The framework is best used when catching up with people, but I spotted an opportunity to bring it into how we do quarterly planning. After looking at how I’ve done that with my own teams in the past, I devised a worksop that’ll empower teams to think about their OKRs and lay out their loose plans at the start of a quarter. Since I’m thinking about my toolbox as a product leader, I wrote about using quarters as a checkpoint on the Boring Magic blog.

Golden thread

The other thing I’m thinking about a lot is the golden thread of the what, why and how of the Planning Data platform. There is one, and most of the team get it, but there are opportunities to be less implicit and more explicit in some areas. I took the opportunity to present to the team the deck we shared with our steering board, which will help make the golden thread a lot clearer – especially given we’ve had so many people join the team recently.

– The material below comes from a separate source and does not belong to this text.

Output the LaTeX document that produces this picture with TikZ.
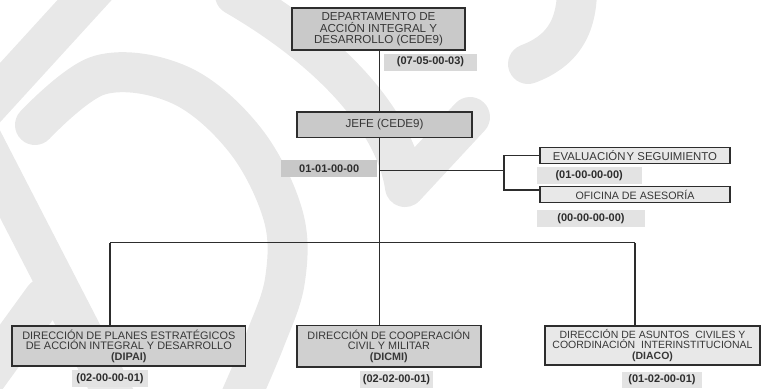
\documentclass[tikz,border=0pt]{standalone}
\usepackage{fontspec}
\setmainfont{Liberation Sans}
\usetikzlibrary{calc}
\definecolor{wm}{RGB}{232,232,232}
\definecolor{ink}{RGB}{45,45,45}
\definecolor{txt}{RGB}{55,55,55}
\definecolor{fillA}{RGB}{201,201,201}
\definecolor{fillB}{RGB}{208,208,208}
\definecolor{fillC}{RGB}{232,232,232}
\definecolor{codeA}{RGB}{216,216,216}
\definecolor{codeB}{RGB}{200,200,200}
\definecolor{codeC}{RGB}{227,227,227}
\begin{document}
\begin{tikzpicture}[x=1pt,y=-1pt,
  wmark/.style={draw=wm, line width=40pt, line cap=round, line join=round},
  unit/.style={draw=ink, line width=1.8pt, inner sep=0pt, align=center, text=txt},
  code/.style={inner sep=0pt, text=ink, font=\fontsize{11}{12}\selectfont\bfseries},
  conn/.style={draw=ink, line width=1.4pt}]
\useasboundingbox (0,0) rectangle (762,388);
% watermark
\begin{scope}[wmark]
  \draw (112,-30) -- (-25,120);
  \draw plot[smooth, tension=0.6] coordinates {(35,125) (100,75) (180,85) (245,140) (283,215) (285,280) (265,340) (235,410)};
  \draw (-33,110) -- (120,407);
  \draw (44,298) -- (-30,400);
  \draw (235,-5) .. controls (330,50) and (395,120) .. (405,187) -- (470,117);
  \draw (577,-15) .. controls (578,30) and (560,52) .. (528,64);
\end{scope}
% units
\node[unit, fill=fillA, minimum width=173pt, minimum height=42pt,
      font=\fontsize{11.6}{11.7}\selectfont] (dep) at (378.5,29.2)
  {DEPARTAMENTO DE\\ACCIÓN INTEGRAL Y\\DESARROLLO (CEDE9)};
\node[code, fill=codeA, minimum width=93pt, minimum height=17pt] (c1) at (430.5,62) {(07-05-00-03)};
\node[unit, fill=fillA, minimum width=174.5pt, minimum height=25.8pt,
      font=\fontsize{11.6}{12}\selectfont] (jefe) at (384.5,124.5) {JEFE (CEDE9)};
\node[code, fill=codeB, minimum width=95.5pt, minimum height=17pt] (c2) at (329.2,168.5) {01-01-00-00};
\node[unit, fill=fillC, minimum width=189.5pt, minimum height=16pt,
      font=\fontsize{11.4}{12}\selectfont] (eval) at (635,155.5) {EVALUACIÓN\hspace{0.1em}Y SEGUIMIENTO};
\node[code, fill=codeC, minimum width=105pt, minimum height=17.5pt] (c3) at (589.2,175.3) {(01-00-00-00)};
\node[unit, fill=fillC, minimum width=189.5pt, minimum height=16pt,
      font=\fontsize{10.7}{12}\selectfont] (ofi) at (635,194.5) {OFICINA DE ASESORÍA};
\node[code, fill=codeC, minimum width=108pt, minimum height=17.5pt] (c4) at (591,218.7) {(00-00-00-00)};
\node[unit, fill=fillB, minimum width=233.5pt, minimum height=40.5pt,
      font=\fontsize{10.9}{10.5}\selectfont] (dipai) at (128.8,346)
  {DIRECCIÓN DE PLANES ESTRATÉGICOS\\DE ACCIÓN INTEGRAL Y DESARROLLO\\\textbf{(DIPAI)}};
\node[code, fill=codeC, minimum width=76pt, minimum height=17pt] (c5) at (110,378.5) {(02-00-00-01)};
\node[unit, fill=fillB, minimum width=184pt, minimum height=41.5pt,
      font=\fontsize{10.8}{10.5}\selectfont] (dicmi) at (388.8,346.2)
  {DIRECCIÓN DE COOPERACIÓN\\CIVIL Y MILITAR\\\textbf{(DICMI)}};
\node[code, fill=codeC, minimum width=73pt, minimum height=17pt] (c6) at (396.5,379.5) {(02-02-00-01)};
\node[unit, fill=fillC, minimum width=215.5pt, minimum height=39.5pt,
      font=\fontsize{10.5}{10.5}\selectfont] (diaco) at (652.5,345.5)
  {DIRECCIÓN DE ASUNTOS\ \ CIVILES Y\\COORDINACIÓN\ \ INTERINSTITUCIONAL\\\textbf{(DIACO)}};
\node[code, fill=codeC, minimum width=80pt, minimum height=16pt] (c7) at (662,380) {(01-02-00-01)};
% connectors
\coordinate (spine) at (379.5,0);
\coordinate (br) at (504,170.5);
\coordinate (bl) at (110,242.6);
\coordinate (brr) at (635,242.6);
\draw[conn] (spine |- dep.south) -- (spine |- jefe.north);
\draw[conn] (spine |- jefe.south) -- (spine |- dicmi.north);
\draw[conn] (spine |- br) -- (br);
\draw[conn] (eval.west) -| (br);
\draw[conn] ($(ofi.west)+(0,-4.5)$) -| (br);
\draw[conn] (bl) -- (brr);
\draw[conn] (bl) -- (bl |- dipai.north);
\draw[conn] (brr) -- (brr |- diaco.north);
\end{tikzpicture}
\end{document}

This means I’m having to put aside some of the more strategic aspects of my role. Having said that, providing a structure that empowers and enables others to proceed is strategic too. I’m just a little more focused on internal rather than external factors.

Still keeping an eye on things though. It’s not uncommon for multisided platforms working through the supply-side problem to need to build up trust amongst suppliers, and that’s the main strategic issue I’m putting my focus in to.

Other stuff that happened

  • Had a really enjoyable ride from Coulsdon to Lancing which tuckered me out. Spent most of the following day napping on the sofa, also a win!
  • Went for food and drinks with Kelvin in Crystal Palace. We happened upon a pub with a beer garden overlooking the city, which was incredible. The bar lady was playing lots of UK garage on the system, so lots of tableslapping along to the beat happened!
  • We finally watched Aftersun which wasn’t as sad as it could have been, but still tender and an excellent film.
  • The following day we watched Stepbrothers for some light relief. I wish they made more silly comedies like that now.
  • Went to see Blink Twice at the cinema, which was OK. Glass Onion meets a dark storyline in that one.
  • Chanced upon a map showing Croydon’s land ownership in 1800, showing our house was built on land backing on to some owned by a Richard Messenger. They also owned The Gun tavern, which is a Romanian restaurant now. Food looks good!
  • Wrote about deadlines in product delivery.

Running

This has absolutely fallen off a cliff. I missed the two marathons I’d intended to run this year, but probably for the best considering the hip injury.

That’s feeling better now but I feel compelled to get out and run again. It’s going to be a lot harder to do in the mornings, now that a wet autumn is approaching and daylight hours are getting shorter. It might be fun to train up for the Mount Fuji marathon though! A good way to end our stay in Japan.